Morgen geht es wieder stärker aufwärts, ich hoffe, dass die Wege nicht zu matschig und rutschig sind. 

So gerne ich Naturwege mag, Straßen sind berechenbarer, auch wenn ich beim Kopfsteinpflaster gut aufpassen muss. Gestern hat mich ein Auto in eier kurve so erschrocken, dass ich beim Ausweichschritt zur Seite weggerutscht bin. Zum Glück konnte ich mich noch fangen, aber der Schreck überkommt mich dabei immer. Wie mag das für meine liebe Pilgerfreundin Sigrid sein, gehörlos und mit Gleichgewichtsproblemen? Sie nimmt die Autos erst wahr, wenn sie sie sieht.

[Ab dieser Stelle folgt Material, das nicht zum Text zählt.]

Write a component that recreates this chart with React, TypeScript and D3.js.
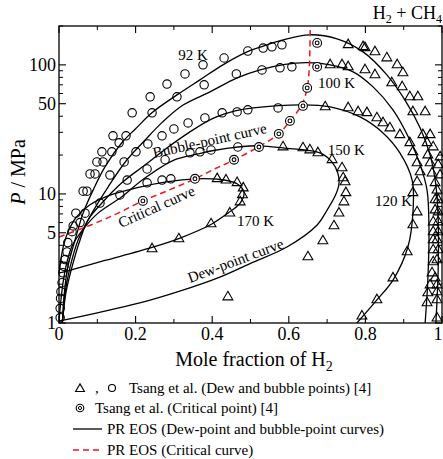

Auch heute bin ich mal etwas gerutscht, und jedes mal durchfährt mich ein Adrenalinstoß. Die Angst zu fallen hat sich durch einige Stürze in der Vergangenheit eingeprägt. Nicht zu denken, wenn ich hier im Ausland einen Unfall habe und mich ernsthaft verletze. 

Nachdem ich die 3 Iren in der Bar auf dem Weg getroffen habe, treffe ich in am Fluss Lima, kurz vor Etappenziel, wieder. Die Jugendherberge öffnet erst um 13 Uhr und wie warten am Fluss auf einer Bank. Ich gehe noch etwas in Richtung historische Brücke und setze mich in ein Café. Ich möchte die Zeit für einen Tagebucheintrag nutzen, aber das geht nicht. Mein Tagebuch ist in meinem großen Rucksack und dieser ist beim Transportunternehmen. Mein kleiner Tagesrucksack ist nicht sonderlich komfortabel. Ein Fach, ich finde nix und bin immer am wühlen, die  Schultergurte einfach zwei Stoffstreifen ohne Polsterung. Darüber habe ich mir im Vorfeld keine Gedanken gemacht - ich habe einfach den kleinen Tchibo-Faltrucksack eingepackt, da er leicht ist und kaum Platz benötigt.

Nachdem ich etwas durch das Städtchen geschlendert bin mache ich mich auf den Weg zur Jugendherberge. Mein Rucksack steht im Eingangsbereich, ich nehme ihn, checke ein und suche mein Zimmer. Bislang bin ich alleine in einem Vierbettzimmer, aber ich freue mich über die Ruhe - aber die Stimmung in einer JH ist nicht vergleichbar mit der Atmosphäre in einer Herberge. Nach dem Duschen regnet es wieder, es gibt keinen überdachten Trockenplatz (oder ich habe ihn nicht gefunden) für die Wäsche und so hänge ich sie auf einem Bügel vor mein überdachtes Zimmerfenster.

Paul aus den Niederlanden ist auch hier, wir haben uns vorhin zufällig auf dem Flur getroffen und erst einmal etwas gequatscht. Ich kann gut mit ihm reden.

Nachdem es wieder trocken ist gehe ich noch einmal in das Städtchen. Die Wettervorhersage für morgen ist nicht sehr gut, 95% Regenwahrscheinlichkeit. Am sichersten wäre es laut Vorhersage sich erst am Nachmittag auf den Weg zu machen, aber mit dem Gedanken fühle ich mich nicht wohl. Ich schicke ein Gebet in den Himmel und bitte um die restlichen 5% Trockenheit. Ein Gebet schadet nicht. Gibt es den da Oben? Ich glaube schon. Ob nun alles so war, wie es in der Bibel steht, ob Gott, Schicksal, Sonstiges.... Mir ist das egal. Irgend eine höhere Macht gibt es und auf meinen Caminos spüre ich diese Anwesenheit so viel mehr als im Alltag. 

Allan sagte: Andere Wege sind einfach nicht der Camino, nur Wanderwege. Da lohnt es sich immer wieder von Sydney anzureisen, egal wie weit es ist.